20. yüzyılda mazlum milletler için, burjuva devrimci cumhuriyet yolu kapanmıştı. Kapitalizm, emperyalizm dönemine girmişti ve artık gericiliğin ekseni olmuştu. Mazlum milletlerin cumhuriyet yolunu haramiler kesmişti. Türkiye gibi ülkeler, Fransız Devrimi’nin yolunu izleyerek demokratik devrimlerini tamamlayamazlardı. Atatürk’ün bu gerçeği yakaladığı görülüyor. Her şeyden önce, Lenin'in Zalim Milletler- Mazlum Milletler tahlilini çağın gerçeği olarak saptamıştı. Fransız devrimcileri gibi bireyci ve liberal değil; halkçı ve devletçiydi. Bu nedenle bugün Atatürk'ün Cumhuriyetini yıkanlar, ‘Devletin içindeki Sovyetler Birliği’ni yıkıyoruz’ diye övünüyorlar. Atatürk, padişahlığı ve halifeliği yıktı; Ortaçağ kurum ve ilişkilerini ağır darbeler indirdi; büyük bir devrim mirası bıraktı. Bunları unutmadılar.

Atatürk, ‘Köylüyü memleketin efendisi’ ilan etti; ama memleketin efendisi yapamadı. Atatürk, ‘Kimsesizlerin kimsesi olan cumhuriyeti kuralım’ dedi; ama yarım kaldı. Siz devrim yapamazsanız, devrimi size karşı yaparlar. Atatürk bunu dünya tarihinde en iyi bilenlerdendi. Üç ciltlik Nutuk'un özeti odur. 1935 yılı Mayıs ayındaki CHP Büyük Kongresi'nde ‘Arasız devrimler’ diyordu. Türk devrimi, ‘arasız devrimlerini’ sürdüremedi. Şimdi Türk devrimine karşı devrim yapıyorlar.

Yükselen burcun parlayan yıldızları

Atatürk'ün giderken, 1936 yılında bıraktığı son mesaj, şimdi daha anlamlı: ‘Mazlum milletler, emperyalist zalimleri bir gün mahv ve nabut edecektir.’ Büyük devrimci, ‘Doğudan doğacak güneşi nasıl görüyorsa, bu hakikati de öyle görüyordu’. Bugün Batı batıyor ve uygarlık Doğu’dan yükseliyor.
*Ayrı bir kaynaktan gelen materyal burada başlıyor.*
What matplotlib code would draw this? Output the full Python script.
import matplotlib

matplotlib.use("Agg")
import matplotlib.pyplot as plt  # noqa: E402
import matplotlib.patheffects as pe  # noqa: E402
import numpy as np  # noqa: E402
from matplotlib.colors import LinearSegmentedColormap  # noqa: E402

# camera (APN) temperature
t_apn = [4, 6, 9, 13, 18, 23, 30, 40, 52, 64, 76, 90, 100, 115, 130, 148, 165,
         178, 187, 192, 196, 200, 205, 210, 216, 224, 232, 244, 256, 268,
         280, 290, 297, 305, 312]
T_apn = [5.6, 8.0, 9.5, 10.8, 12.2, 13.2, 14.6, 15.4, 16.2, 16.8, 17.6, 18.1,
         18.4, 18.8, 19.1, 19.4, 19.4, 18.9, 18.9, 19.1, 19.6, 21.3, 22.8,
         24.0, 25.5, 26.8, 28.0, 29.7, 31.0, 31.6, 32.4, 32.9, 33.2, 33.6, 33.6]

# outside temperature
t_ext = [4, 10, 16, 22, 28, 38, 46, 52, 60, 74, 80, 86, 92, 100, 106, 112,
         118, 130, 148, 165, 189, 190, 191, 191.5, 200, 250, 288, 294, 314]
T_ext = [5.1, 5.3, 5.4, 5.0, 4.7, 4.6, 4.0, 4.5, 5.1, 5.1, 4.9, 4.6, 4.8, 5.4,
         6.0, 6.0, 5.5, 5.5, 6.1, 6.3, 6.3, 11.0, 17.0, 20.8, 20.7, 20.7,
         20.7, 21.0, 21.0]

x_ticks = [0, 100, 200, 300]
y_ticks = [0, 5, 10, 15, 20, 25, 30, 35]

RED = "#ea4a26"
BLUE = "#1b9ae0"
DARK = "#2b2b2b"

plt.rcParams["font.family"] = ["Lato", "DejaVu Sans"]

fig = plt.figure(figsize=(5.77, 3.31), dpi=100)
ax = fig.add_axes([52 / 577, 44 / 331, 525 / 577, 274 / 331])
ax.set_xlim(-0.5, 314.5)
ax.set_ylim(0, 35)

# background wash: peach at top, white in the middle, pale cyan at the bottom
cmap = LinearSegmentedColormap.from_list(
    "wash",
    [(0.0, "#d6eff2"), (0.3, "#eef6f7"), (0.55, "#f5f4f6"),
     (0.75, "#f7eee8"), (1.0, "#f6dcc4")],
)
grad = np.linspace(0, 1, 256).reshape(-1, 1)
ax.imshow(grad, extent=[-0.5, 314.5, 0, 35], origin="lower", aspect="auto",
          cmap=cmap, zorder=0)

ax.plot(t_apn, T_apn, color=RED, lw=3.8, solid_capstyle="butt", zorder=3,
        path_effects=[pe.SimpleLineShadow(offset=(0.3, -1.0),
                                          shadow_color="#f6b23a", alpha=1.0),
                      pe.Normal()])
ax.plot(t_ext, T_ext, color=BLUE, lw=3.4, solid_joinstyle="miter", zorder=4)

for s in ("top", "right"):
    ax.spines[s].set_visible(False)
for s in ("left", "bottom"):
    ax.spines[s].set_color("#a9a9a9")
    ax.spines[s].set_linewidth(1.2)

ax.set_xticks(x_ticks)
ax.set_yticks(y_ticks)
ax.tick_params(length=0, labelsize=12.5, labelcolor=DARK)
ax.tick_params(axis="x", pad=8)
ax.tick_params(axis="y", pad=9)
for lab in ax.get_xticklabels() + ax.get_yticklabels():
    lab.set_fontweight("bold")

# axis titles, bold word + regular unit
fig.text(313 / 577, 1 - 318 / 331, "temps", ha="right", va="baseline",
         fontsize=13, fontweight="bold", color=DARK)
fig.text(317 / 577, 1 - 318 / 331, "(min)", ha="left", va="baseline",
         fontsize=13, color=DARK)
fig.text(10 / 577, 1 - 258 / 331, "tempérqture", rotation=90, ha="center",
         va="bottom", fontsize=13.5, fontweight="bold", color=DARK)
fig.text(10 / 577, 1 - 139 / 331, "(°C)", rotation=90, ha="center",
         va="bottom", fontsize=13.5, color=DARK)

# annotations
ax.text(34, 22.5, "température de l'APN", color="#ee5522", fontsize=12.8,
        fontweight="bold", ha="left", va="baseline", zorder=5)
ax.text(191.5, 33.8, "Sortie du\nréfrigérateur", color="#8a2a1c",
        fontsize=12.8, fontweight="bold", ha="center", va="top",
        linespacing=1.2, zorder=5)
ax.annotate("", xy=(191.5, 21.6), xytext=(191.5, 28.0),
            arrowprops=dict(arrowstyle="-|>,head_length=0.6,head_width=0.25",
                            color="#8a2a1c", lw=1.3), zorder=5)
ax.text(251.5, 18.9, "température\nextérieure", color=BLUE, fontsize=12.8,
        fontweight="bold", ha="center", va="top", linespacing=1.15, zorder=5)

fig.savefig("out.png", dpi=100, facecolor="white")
Türkiye’nin Doğu’dan yükselen burcuna bakıyoruz; parlayan yıldızlar tekel işçileridir, Diyarbakır Bismil’in Aslanoğlu köylüleridir. Savaştıkları siperler, Atatürk cumhuriyetinin mevzileridir: Kamu kuruluşlarını özelleştiremezsiniz! Tekel vatandır vatan satılmaz! Yıkılsın ağalık, toprak köylünün!
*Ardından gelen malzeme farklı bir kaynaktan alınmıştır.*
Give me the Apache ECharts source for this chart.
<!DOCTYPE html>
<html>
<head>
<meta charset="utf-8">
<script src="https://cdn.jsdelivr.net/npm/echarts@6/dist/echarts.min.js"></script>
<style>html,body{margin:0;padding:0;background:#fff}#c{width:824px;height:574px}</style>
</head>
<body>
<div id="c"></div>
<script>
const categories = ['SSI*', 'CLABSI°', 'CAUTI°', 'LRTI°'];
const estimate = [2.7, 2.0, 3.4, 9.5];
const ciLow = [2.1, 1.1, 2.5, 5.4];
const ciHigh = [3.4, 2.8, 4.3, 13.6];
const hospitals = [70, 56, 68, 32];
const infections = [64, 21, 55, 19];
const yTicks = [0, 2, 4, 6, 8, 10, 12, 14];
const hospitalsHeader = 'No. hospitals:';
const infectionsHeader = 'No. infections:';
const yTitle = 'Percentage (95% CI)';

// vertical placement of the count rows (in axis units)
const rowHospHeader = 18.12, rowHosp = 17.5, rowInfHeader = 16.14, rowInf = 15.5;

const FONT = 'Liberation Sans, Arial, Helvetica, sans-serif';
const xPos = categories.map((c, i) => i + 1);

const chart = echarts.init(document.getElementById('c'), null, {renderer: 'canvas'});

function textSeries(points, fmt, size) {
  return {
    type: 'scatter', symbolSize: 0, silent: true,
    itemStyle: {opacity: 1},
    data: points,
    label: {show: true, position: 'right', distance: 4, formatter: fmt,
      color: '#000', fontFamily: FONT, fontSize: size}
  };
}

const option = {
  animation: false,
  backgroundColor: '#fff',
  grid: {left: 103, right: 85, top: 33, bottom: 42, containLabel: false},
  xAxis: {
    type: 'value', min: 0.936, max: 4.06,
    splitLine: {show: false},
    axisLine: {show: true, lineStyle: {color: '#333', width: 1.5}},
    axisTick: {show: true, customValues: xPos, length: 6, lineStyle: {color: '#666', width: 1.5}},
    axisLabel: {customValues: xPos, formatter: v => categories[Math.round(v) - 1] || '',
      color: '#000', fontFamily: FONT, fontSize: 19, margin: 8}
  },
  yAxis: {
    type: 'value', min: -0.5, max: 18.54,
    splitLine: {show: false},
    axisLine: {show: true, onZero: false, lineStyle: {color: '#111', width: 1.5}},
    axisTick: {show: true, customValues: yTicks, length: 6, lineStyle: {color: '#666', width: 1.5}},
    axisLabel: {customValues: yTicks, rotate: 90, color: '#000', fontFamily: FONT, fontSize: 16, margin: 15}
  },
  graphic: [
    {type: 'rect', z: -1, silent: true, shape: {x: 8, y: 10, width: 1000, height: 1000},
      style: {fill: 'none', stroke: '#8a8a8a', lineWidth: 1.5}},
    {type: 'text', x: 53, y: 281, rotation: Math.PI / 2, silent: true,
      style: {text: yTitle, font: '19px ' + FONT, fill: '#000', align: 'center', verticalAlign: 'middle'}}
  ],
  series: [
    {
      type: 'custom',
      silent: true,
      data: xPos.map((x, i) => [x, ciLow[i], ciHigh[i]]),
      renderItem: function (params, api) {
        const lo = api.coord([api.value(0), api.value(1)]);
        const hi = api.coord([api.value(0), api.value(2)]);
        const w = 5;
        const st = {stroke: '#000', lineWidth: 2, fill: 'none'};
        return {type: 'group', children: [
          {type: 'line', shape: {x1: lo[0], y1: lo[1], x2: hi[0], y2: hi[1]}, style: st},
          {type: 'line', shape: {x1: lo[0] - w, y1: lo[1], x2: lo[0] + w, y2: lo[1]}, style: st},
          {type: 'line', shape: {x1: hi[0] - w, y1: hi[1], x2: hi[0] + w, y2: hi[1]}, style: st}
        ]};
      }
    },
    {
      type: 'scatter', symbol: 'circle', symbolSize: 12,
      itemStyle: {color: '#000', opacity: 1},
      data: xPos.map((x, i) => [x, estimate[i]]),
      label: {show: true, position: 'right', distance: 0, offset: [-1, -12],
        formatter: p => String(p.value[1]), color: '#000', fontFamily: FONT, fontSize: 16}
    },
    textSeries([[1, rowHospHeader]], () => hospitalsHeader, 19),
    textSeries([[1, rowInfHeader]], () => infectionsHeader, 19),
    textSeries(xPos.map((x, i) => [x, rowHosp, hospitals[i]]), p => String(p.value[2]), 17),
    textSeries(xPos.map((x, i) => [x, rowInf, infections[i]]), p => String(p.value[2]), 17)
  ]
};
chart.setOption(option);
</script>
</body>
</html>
Cumhuriyet Devriminin iki dinamiği

Onlar, Atatürk'ün ‘kimsesizlerin kimsesizi’ diye tanımladığı cumhuriyeti yeniden kuracak olan büyük halkın fedai müfrezeleri! Şimdi büyük kuvvetler, onların siper olduğu mevzilere girmektedir.
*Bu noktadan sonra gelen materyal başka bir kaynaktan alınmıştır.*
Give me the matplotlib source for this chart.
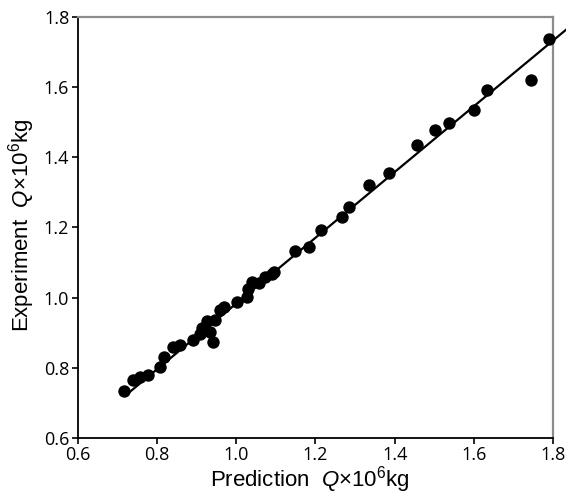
import matplotlib
matplotlib.use("Agg")
import matplotlib.pyplot as plt

plt.rcParams['mathtext.fontset'] = 'custom'
plt.rcParams['mathtext.it'] = 'Liberation Sans:italic'
plt.rcParams['mathtext.rm'] = 'Liberation Sans'

pred = [0.718, 0.741, 0.758, 0.779, 0.808, 0.817, 0.842, 0.859, 0.891, 0.909,
        0.913, 0.926, 0.934, 0.943, 0.947, 0.960, 0.970, 1.002, 1.027, 1.031,
        1.041, 1.059, 1.073, 1.090, 1.096, 1.149, 1.184, 1.214, 1.267, 1.285,
        1.336, 1.386, 1.456, 1.502, 1.537, 1.599, 1.633, 1.745, 1.790]
expt = [0.733, 0.764, 0.773, 0.778, 0.802, 0.831, 0.859, 0.864, 0.878, 0.897,
        0.912, 0.933, 0.902, 0.874, 0.935, 0.964, 0.972, 0.987, 1.002, 1.023,
        1.043, 1.041, 1.058, 1.068, 1.074, 1.134, 1.145, 1.193, 1.229, 1.259,
        1.320, 1.356, 1.434, 1.479, 1.499, 1.534, 1.593, 1.620, 1.738]
fit_x = [0.728, 1.833]
fit_y = [0.727, 1.765]
ticks = [0.6, 0.8, 1.0, 1.2, 1.4, 1.6, 1.8]
tick_labels = ["0.6", "0.8", "1.0", "1.2", "1.4", "1.6", "1.8"]

fig = plt.figure(figsize=(5.66, 4.96), dpi=100)
ax = fig.add_axes([77.5/566, 1-437.7/496, (553.3-77.5)/566, (437.7-17.2)/496])

ax.plot(fit_x, fit_y, color="black", lw=1.6, clip_on=False, zorder=2)
ax.scatter(pred, expt, s=80, color="black", zorder=3, clip_on=False, linewidths=0)

ax.set_xlim(0.6, 1.8)
ax.set_ylim(0.6, 1.8)
ax.set_xticks(ticks)
ax.set_yticks(ticks)
ax.set_xticklabels(tick_labels, fontfamily="Open Sans", fontsize=13)
ax.set_yticklabels(tick_labels, fontfamily="Open Sans", fontsize=13)
ax.tick_params(direction="out", length=4, width=1.2, color="black", pad=2)

for s in ["left", "bottom"]:
    ax.spines[s].set_color("black")
    ax.spines[s].set_linewidth(1.3)
for s in ["top", "right"]:
    ax.spines[s].set_color("#8c8c8c")
    ax.spines[s].set_linewidth(1.6)

ax.set_xlabel(r"Prediction  $\mathit{Q}$×10$^6$kg", fontfamily="Liberation Sans",
              fontsize=16, va="center")
ax.set_ylabel(r"Experiment  $\mathit{Q}$×10$^6$kg", fontfamily="Liberation Sans",
              fontsize=16, va="center")
ax.xaxis.set_label_coords((310-77.5)/475.8, -(480-437.7)/420.5)
ax.yaxis.set_label_coords(-(77.5-22)/475.8, (437.7-225)/420.5)

fig.savefig("out.png", dpi=100)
Dalga dalga geliyorlar. Kamu emekçileri, avukatlar, eczacılar, itfaiyeciler, belediye işçileri, gençler, bakkallar, şoförler, kamyoncular, hekimler ve sağlık emekçileri, ‘Beni de alın’ diyen namuslu aydınlar ve sanatçılar. Bütün sınıflardan halk, karanlıkta parlayan Tekel işçilerine bakarak yönünü bellemekte ve ayağa kalkmaktadır. Tekel işçileri, safa girin çağrısı yapmıştır. Bismil köylüsü, ‘Elimden tutun diye’ elini uzatmıştır. Cumhuriyet mitinglerinde milyonları ayağa kaldıran ulusal hareket, işte bu çağrıları duymuştur. Tarihsel olay yaşanmaktadır. Ulusal hareket ile işçi ve köylü hareketleri birleşmektedir.

Olmazsa olmaz

Bu birleşme olmazsa, Atatürk cumhuriyeti altta kalacaktır. Ulusal hareketin emekçi hareketi ile birleşmesi, bir zorunluluktur. O olmazsa, hiçbir şey olmaz. Ama işte Atatürk'ün ‘mahvolacak’ dediği emperyalizmin korktuğu olmaktadır. Bütün mesele, bu iki halk dinamiğinin iktidar hedefine yönelmesi ve ülkenin efendisi olmasıdır. Bugün bu iki dinamiği birleştiren her eylem doğrudur, yakıcı görevdir. Iktidar mücadelesi, siyasal örgütlenmeyle yürütülür. Siyasal partileşme, işçi-köylü hareketi ve ulusal hareketin kaçınılmaz gündemidir. Devrim Şehidi Uğur Mumcu’yu bir kez daha saygı ile anıyor Mumcu gibi olan gazetecilerimiz bilim adamlarımız ve Parti Başkanlarımız Silivri’de Vatan savunmasında başı dik onurlu bir savaş veriyorlar. Bizler de 26.ocak 2010 Salı sabahı saat 06:30 da Kırklareli’nden hareket ederek duruşmada bulunarak onlara destek olmak, her şeyden önce Yurtseverlik borcumuzdur. Değerli aydınlarımızı dayanışmaya çağrıyorum.”